Some of you mentioned how generous I am to buy and give away four copies of this nice hardcover book. Much as I’d like to take the credit, honesty compels me to tell you that the publisher contacted me and asked me if I’d like a copy of the book, along with some copies to give away to my blog readers. I of course said yes!

Photo and Graphic Hijinks

Our favorite Sheriff of Knittingham asked me if the color in my last photo of Cromarty was true to life. Not exactly — it’s a bit deeper in color than the photos show.

Erika asked:
Could you please tell me how you make charts for fair isle to post online? I want to make an image file for my first modest little fair isle hat pattern, and I looked online (and in your blog!) but to no avail!

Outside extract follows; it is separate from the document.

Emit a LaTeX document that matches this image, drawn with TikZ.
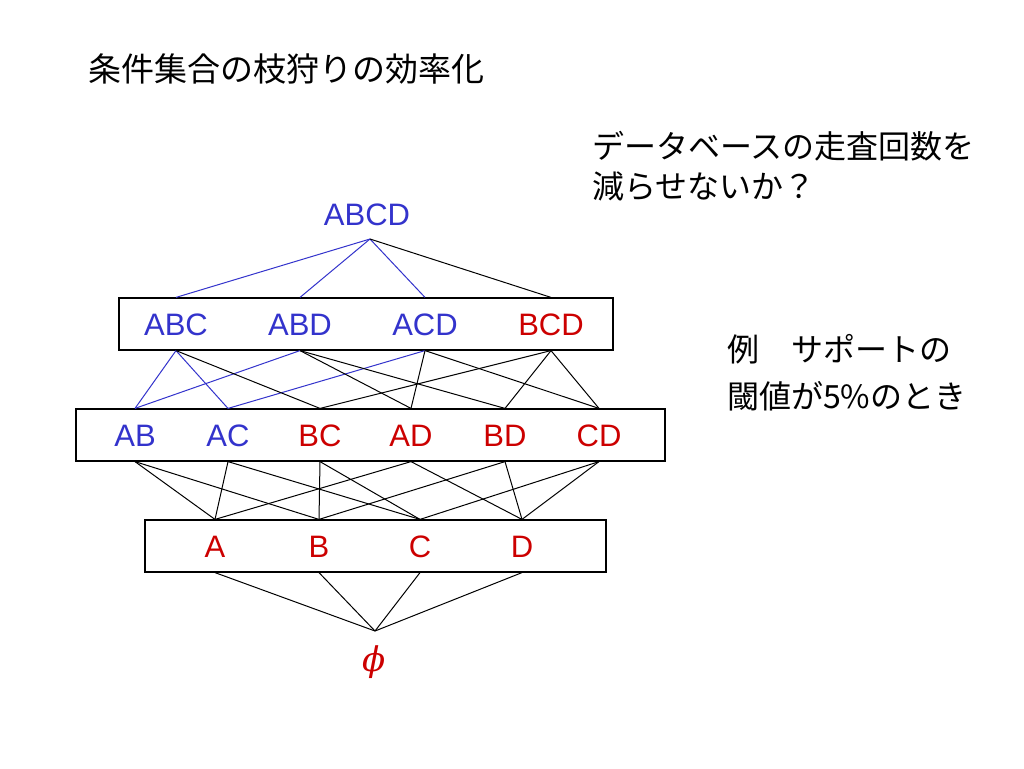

I use the Stitch and Motif Maker software for charts, as well as Knit Visualizer. But if you don’t want to buy a charting program, you can use Excel to make charts for knitting. Twisted Spinster has an excellent tutorial on making charts for knitting using Excel. And for the knitting symbols to put in those charts, I like the Knitting Symbol Font by Aire River Design.

Sherry asked:
Do you have any tips for taking pics of the pets with the flash? I was trying to take some pics of Henry the other day and he kept closing his eyes each time the flash went off. He has beautiful amber eyes, so they HAVE to be part of his pics.

Pretty much all the photos I take of Lucy are with the flash. If I turn the flash off, I almost always get a blurry photo because she never stops moving. I will often hold the camera in one hand, focus it on her (I have an SLR camera) and then pet her with the other hand to get her to look up. As soon as she does, I take my hand out of the frame and snap a few shots. I will also chirp at her to get her attention (but she is getting better and better at ignoring that). Dangling a toy above her works — I believe professional animal photographers do that.

Sometimes I can get a good picture of her from a distance using the zoom lens. I like to try to get photos of her from different angles. One of my favorites is to lie on the floor in front of her and take photos at Lucy-eye-level. This doesn’t work very often because as soon as I get down on the floor, she gets up and walks towards me. I think my most successful floor shots are birds-eye views of her when she is lying on her back. Sometimes she will roll over on her back, stick one paw up in the air, and look at me as if to say “Well, take the picture, stupid!”

But all in all, she likes the profile shots best.